-- Start of Given information --

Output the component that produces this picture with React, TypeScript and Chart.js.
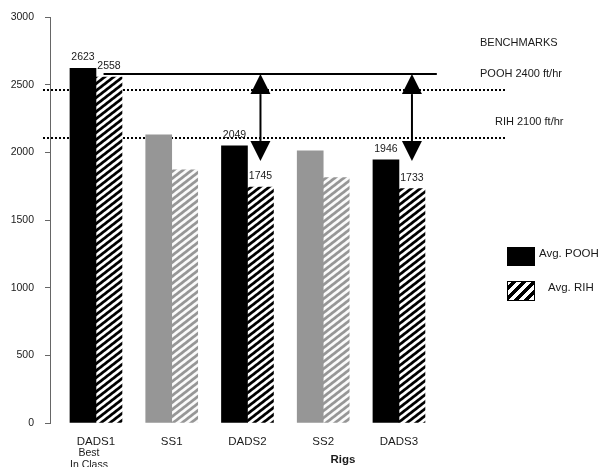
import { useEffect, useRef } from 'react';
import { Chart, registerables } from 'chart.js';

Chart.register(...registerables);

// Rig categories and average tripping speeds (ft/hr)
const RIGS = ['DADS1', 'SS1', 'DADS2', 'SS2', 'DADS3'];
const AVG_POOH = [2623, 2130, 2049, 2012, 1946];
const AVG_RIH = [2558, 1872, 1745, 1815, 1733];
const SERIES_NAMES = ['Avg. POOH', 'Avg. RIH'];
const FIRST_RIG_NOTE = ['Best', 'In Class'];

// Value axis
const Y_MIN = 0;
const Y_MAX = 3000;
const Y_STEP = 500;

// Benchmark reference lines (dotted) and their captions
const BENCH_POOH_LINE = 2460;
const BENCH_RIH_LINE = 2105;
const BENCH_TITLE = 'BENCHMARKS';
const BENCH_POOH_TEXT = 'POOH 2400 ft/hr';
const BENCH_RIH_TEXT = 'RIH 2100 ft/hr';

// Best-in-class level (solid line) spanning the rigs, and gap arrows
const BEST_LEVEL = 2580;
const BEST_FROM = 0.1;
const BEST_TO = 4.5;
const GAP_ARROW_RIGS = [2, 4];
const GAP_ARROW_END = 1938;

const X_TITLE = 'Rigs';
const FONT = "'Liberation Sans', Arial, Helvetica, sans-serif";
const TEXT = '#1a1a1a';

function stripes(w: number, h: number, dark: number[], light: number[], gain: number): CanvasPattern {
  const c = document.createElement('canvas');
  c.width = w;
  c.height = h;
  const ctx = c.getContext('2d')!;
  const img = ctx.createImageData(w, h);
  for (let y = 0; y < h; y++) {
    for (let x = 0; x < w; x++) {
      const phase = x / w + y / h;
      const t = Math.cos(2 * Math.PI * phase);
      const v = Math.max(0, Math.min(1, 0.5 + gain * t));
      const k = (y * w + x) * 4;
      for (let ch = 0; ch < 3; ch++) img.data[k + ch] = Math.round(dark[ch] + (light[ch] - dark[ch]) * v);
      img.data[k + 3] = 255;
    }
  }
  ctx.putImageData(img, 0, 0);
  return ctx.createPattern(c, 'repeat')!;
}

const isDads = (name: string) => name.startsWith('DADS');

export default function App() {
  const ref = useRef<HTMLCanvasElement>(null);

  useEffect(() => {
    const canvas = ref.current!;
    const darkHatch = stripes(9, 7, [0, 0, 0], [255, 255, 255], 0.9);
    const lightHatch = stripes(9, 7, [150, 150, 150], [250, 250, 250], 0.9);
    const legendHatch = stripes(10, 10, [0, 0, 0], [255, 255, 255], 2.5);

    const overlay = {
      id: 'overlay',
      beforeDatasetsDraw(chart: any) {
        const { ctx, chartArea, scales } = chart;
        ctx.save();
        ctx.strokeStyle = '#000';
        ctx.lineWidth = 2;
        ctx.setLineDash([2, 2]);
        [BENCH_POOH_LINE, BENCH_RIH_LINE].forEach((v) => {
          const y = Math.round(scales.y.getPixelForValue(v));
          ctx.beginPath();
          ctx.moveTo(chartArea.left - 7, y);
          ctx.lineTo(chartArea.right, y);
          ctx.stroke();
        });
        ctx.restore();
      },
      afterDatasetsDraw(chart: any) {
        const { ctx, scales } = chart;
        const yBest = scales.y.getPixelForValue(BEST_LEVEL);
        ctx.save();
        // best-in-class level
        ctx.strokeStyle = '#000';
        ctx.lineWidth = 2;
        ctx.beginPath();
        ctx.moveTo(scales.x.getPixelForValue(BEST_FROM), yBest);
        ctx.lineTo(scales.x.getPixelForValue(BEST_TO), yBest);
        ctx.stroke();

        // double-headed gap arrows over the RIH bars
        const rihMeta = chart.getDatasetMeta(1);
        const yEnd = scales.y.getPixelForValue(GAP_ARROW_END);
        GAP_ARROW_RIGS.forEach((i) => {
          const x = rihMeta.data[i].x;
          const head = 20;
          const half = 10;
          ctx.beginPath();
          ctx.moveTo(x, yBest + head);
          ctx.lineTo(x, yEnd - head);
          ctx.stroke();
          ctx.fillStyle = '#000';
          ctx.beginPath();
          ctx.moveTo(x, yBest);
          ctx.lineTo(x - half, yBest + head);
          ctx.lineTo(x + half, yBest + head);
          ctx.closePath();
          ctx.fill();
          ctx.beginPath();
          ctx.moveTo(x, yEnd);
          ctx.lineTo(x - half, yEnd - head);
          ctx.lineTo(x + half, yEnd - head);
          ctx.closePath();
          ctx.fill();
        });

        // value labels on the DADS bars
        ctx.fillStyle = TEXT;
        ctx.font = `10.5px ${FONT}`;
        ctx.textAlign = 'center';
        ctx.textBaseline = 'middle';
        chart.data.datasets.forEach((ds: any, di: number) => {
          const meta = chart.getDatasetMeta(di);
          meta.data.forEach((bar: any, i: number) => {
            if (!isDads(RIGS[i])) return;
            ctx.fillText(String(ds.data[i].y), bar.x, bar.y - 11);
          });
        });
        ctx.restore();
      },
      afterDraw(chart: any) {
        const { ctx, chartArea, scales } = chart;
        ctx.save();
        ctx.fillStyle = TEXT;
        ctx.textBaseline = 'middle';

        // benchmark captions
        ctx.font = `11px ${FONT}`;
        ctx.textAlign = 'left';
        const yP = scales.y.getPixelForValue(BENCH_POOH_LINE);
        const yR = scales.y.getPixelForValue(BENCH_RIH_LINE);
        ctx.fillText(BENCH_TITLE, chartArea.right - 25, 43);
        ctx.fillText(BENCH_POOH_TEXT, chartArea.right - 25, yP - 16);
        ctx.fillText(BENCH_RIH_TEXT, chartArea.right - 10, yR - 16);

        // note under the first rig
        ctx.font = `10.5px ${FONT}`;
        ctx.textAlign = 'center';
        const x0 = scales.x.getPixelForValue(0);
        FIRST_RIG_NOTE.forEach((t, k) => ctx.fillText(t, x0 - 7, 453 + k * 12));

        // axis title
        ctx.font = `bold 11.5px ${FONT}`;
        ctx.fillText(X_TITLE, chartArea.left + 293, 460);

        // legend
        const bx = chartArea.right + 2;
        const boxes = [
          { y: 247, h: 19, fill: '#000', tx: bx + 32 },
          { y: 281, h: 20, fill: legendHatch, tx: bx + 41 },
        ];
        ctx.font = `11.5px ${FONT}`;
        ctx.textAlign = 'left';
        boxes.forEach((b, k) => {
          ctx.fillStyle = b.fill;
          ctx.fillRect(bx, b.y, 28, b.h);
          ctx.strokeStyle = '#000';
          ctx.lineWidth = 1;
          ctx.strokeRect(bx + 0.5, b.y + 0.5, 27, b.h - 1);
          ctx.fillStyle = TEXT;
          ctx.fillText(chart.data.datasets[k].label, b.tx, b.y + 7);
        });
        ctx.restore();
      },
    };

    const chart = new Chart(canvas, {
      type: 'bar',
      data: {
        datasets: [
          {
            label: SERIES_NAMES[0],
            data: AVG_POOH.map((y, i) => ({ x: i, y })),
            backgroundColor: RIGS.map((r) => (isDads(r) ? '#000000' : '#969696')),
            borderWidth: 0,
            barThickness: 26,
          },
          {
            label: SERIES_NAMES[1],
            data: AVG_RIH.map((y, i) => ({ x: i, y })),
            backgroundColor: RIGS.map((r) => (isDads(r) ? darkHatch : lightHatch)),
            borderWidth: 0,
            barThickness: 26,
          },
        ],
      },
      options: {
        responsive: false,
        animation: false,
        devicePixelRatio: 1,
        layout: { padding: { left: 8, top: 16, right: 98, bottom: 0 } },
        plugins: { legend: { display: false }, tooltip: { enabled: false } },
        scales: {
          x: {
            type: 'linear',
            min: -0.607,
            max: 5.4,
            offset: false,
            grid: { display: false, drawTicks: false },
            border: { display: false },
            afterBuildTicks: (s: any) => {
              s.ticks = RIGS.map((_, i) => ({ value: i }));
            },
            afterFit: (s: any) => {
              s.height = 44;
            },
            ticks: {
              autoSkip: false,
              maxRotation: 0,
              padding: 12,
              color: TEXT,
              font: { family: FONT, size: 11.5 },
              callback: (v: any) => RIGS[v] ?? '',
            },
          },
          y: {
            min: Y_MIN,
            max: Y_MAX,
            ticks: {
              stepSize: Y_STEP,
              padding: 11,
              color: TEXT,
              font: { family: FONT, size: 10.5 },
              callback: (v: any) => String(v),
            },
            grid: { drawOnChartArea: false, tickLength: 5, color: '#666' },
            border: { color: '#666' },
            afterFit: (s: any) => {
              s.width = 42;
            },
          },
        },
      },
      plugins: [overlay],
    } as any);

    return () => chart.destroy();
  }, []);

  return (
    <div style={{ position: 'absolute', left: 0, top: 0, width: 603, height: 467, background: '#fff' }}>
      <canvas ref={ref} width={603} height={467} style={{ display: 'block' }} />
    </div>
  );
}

-- End of Given information --

Task instructions:
Starting with the first line of the data above and ending with the line containing "const TEXT = '#1a1a1a';", please restate every line exactly, leaving images out.

Completed task:
Output the component that produces this picture with React, TypeScript and Chart.js.
import { useEffect, useRef } from 'react';
import { Chart, registerables } from 'chart.js';

Chart.register(...registerables);

// Rig categories and average tripping speeds (ft/hr)
const RIGS = ['DADS1', 'SS1', 'DADS2', 'SS2', 'DADS3'];
const AVG_POOH = [2623, 2130, 2049, 2012, 1946];
const AVG_RIH = [2558, 1872, 1745, 1815, 1733];
const SERIES_NAMES = ['Avg. POOH', 'Avg. RIH'];
const FIRST_RIG_NOTE = ['Best', 'In Class'];

// Value axis
const Y_MIN = 0;
const Y_MAX = 3000;
const Y_STEP = 500;

// Benchmark reference lines (dotted) and their captions
const BENCH_POOH_LINE = 2460;
const BENCH_RIH_LINE = 2105;
const BENCH_TITLE = 'BENCHMARKS';
const BENCH_POOH_TEXT = 'POOH 2400 ft/hr';
const BENCH_RIH_TEXT = 'RIH 2100 ft/hr';

// Best-in-class level (solid line) spanning the rigs, and gap arrows
const BEST_LEVEL = 2580;
const BEST_FROM = 0.1;
const BEST_TO = 4.5;
const GAP_ARROW_RIGS = [2, 4];
const GAP_ARROW_END = 1938;

const X_TITLE = 'Rigs';
const FONT = "'Liberation Sans', Arial, Helvetica, sans-serif";
const TEXT = '#1a1a1a';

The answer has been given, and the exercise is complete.